Just the idea of mold can cause panic for a homeowner. It can make you sick, create structural issues, and seriously affect your property value. But how do you even know if you have mold and how should you proceed if you do? We talked to Joe Cascone, owner of Mold Pro Chicago, a highly-rated mold prevention and removal company on Thumbtack, to get all of the answers you need.
What causes mold?
“Mold is a fungus that’s an integral part of the earth’s bio-mass,” Cascone says. It consumes and breaks down organic material, like leaves, wood, and plants. “The problem,” he says, “is when mold colonizes in our buildings, consumes our building materials, and puts spores into our indoor air.” This happens when there’s a moisture problem since mold can’t grow without water. “When there’s enough moisture or humidity for colonization, that’s when humans begin to have problems.”
Why is it important to get mold removed?
For the majority of people, exposure to very low concentrations of mold won’t be an issue. However, Cascone says, “Some spores can create allergy or respiratory-related health problems, and mold growth can also adversely affect property value. Nobody wants to purchase a Seller’s mold issue. Attic mold almost never affects the indoor air quality in the living space, but it sure threatens real estate deals.”
What are the most common causes of mold in homes?
The unfortunate reality is that problematic mold can really pop up anywhere that isn’t dry. Cascone says it sees it most often in attics due to roof leaks, poor air circulation, and bathrooms that ventilate into the attic rather than outdoors; crawl spaces because earthen or gravel flooring allows moisture and spores to rise from the soil; basements that have flooding from foundation leaks or plumbing leaks; and interior living spaces with leaks, bad windows, and high humidity.
Is there a chance I have mold and don’t even know it?
Cascone says there are four criteria that you should be aware of:
- A musty odor is caused during the colonization of some fungal species, but can come and go depending on moisture levels and air current changes.
- If you have water staining or if building materials have discoloration that’s spreading over time… that may be a sign of mold.
- Mold spores that were already present will begin to colonize just 48 hours after a water event.
- Health Effects. If your allergy or respiratory symptoms begin to worsen or if you feel worse in certain indoor environments and better when you leave that space, you may have mold.
What is the removal process like?
The remediation process (providing a remedy to a known mold issue) involves three things, Cascone says. Killing the fungi, removing the dead mold, and protecting against future mold growth/colonization. In order to do this, Cascone has a multi-step process that he uses:
- Contain work area and apply negative air pressure HEPA air purifiers to prevent cross-contamination.

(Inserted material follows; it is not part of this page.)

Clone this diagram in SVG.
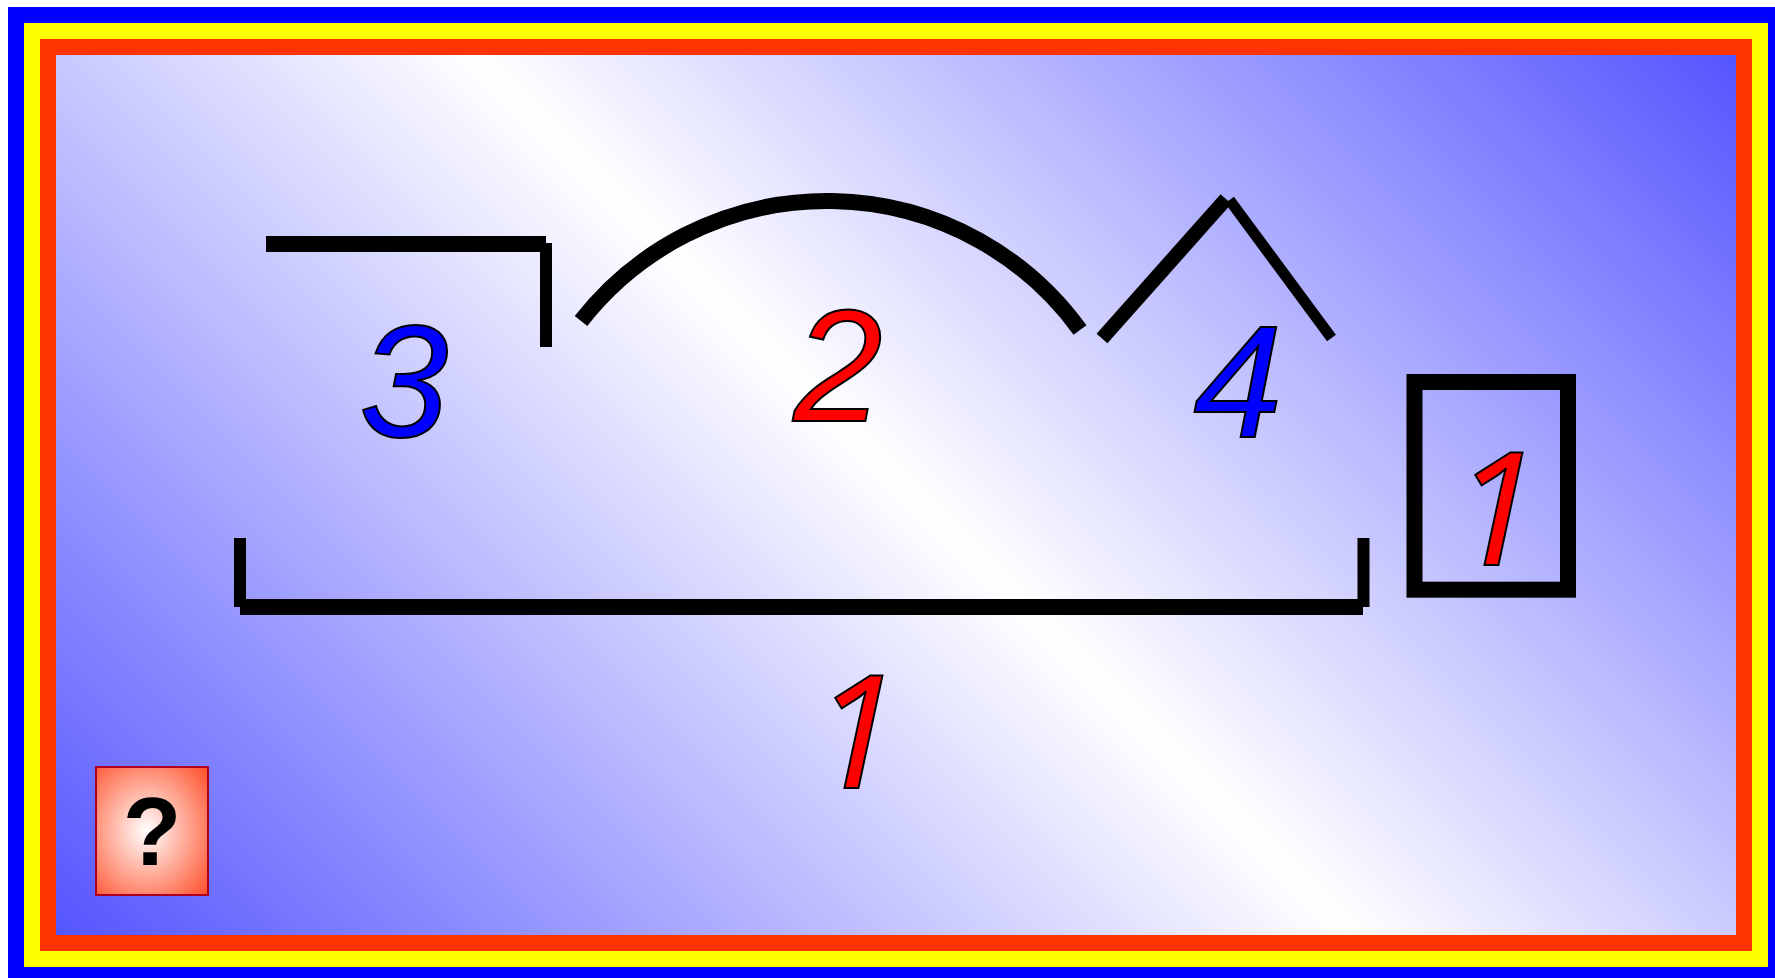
<svg xmlns="http://www.w3.org/2000/svg" width="1775" height="978" viewBox="0 0 1775 978">
<style>
.ln{stroke:#000;fill:none;stroke-linecap:butt}
.num{font-family:"Liberation Sans",Arial,sans-serif;font-style:italic;font-size:160px;stroke:#000;stroke-width:2;text-anchor:middle}
.one{font-family:"Noto Sans",Arial,sans-serif;font-size:157px}
.red{fill:#ff0000}
.blue{fill:#0000ff}
</style>
<defs>
<linearGradient id="bg" gradientUnits="userSpaceOnUse" x1="256" y1="1135" x2="1536" y2="-145">
<stop offset="0" stop-color="#5555ff"/>
<stop offset="0.507" stop-color="#ffffff"/>
<stop offset="1" stop-color="#5555ff"/>
</linearGradient>
<radialGradient id="help" cx="0.45" cy="0.5" r="0.75">
<stop offset="0" stop-color="#ffffff"/>
<stop offset="1" stop-color="#ff4a22"/>
</radialGradient>
</defs>
<g id="frame">
<rect x="8" y="7" width="1767" height="971" fill="#0000ff"/>
<rect x="24" y="23" width="1744" height="944" fill="#ffff00"/>
<rect x="40" y="39" width="1712" height="912" fill="#ff3300"/>
<rect x="56" y="55" width="1680" height="880" fill="url(#bg)"/>
</g>
<g id="connectors">
<line class="ln" x1="266" y1="244" x2="546" y2="244" stroke-width="16"/>
<line class="ln" x1="546" y1="243" x2="546" y2="347" stroke-width="12"/>
<path class="ln" d="M581 321 A312.4 312.4 0 0 1 1080 330" stroke-width="16"/>
<line class="ln" x1="1102" y1="338.5" x2="1226" y2="199" stroke-width="14.5"/>
<line class="ln" x1="1229.5" y1="200" x2="1331.5" y2="338" stroke-width="11"/>
<line class="ln" x1="240" y1="607" x2="1363" y2="607" stroke-width="16"/>
<line class="ln" x1="240" y1="538" x2="240" y2="607" stroke-width="12"/>
<line class="ln" x1="1363.5" y1="538" x2="1363.5" y2="607" stroke-width="12"/>
<rect class="ln" x="1414.5" y="382" width="153.5" height="207.7" stroke-width="16"/>
</g>
<g id="label3"><text class="num blue" x="404" y="436">3</text></g>
<g id="label2"><text class="num red" x="838" y="421">2</text></g>
<g id="label4"><text class="num blue" x="1238" y="437">4</text></g>
<g id="label1box"><text class="num one red" x="1496" y="565">1</text></g>
<g id="label1"><text class="num one red" x="856" y="788">1</text></g>
<g id="help-button">
<rect x="96" y="767" width="112" height="128" fill="url(#help)" stroke="#b00020" stroke-width="2"/>
<text x="152" y="865" font-family="Liberation Sans,Arial,sans-serif" font-weight="bold" font-size="96" text-anchor="middle" fill="#000">?</text>
</g>
</svg>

- Mist EPA registered anti-microbial to suspend and kill mold spores.
- Remove affected building surfaces.
- Bag and dispose properly
- Treat cavities/underlayment and dehumidify.
- Abrasively remove dead loose mold.
- Apply EPA registered protective sealer.
- Perform clearance testing.
- Remove containment materials.
Why is it important to hire a professional?
Cascone says, “It is always a good idea to consult with an honest mold professional.” If there’s an issue you can tackle yourself, they should give you recommendations about how to do so. “Honestly though,” he says, “it may be a bit too much for a homeowner to keep safe while preventing cross contamination, killing mold, removing it and preventing new mold from growing.” That’s when a professional is necessary, so you can get things done properly.
What are the costs typically associated with mold removal?
“Remediation in attics and crawl spaces run about $2 per square foot of surfaces treated,” Cascone says. “When treating attics and crawls, it is important to treat ALL decking, joists and attic trusses. As for remediation that involves demolition of drywall, paneling, flooring, ceiling tile, cabinets, disposal containers, cleaning and sanitizing HVAC ducts, etc., it may be $4 to $6 per square foot.”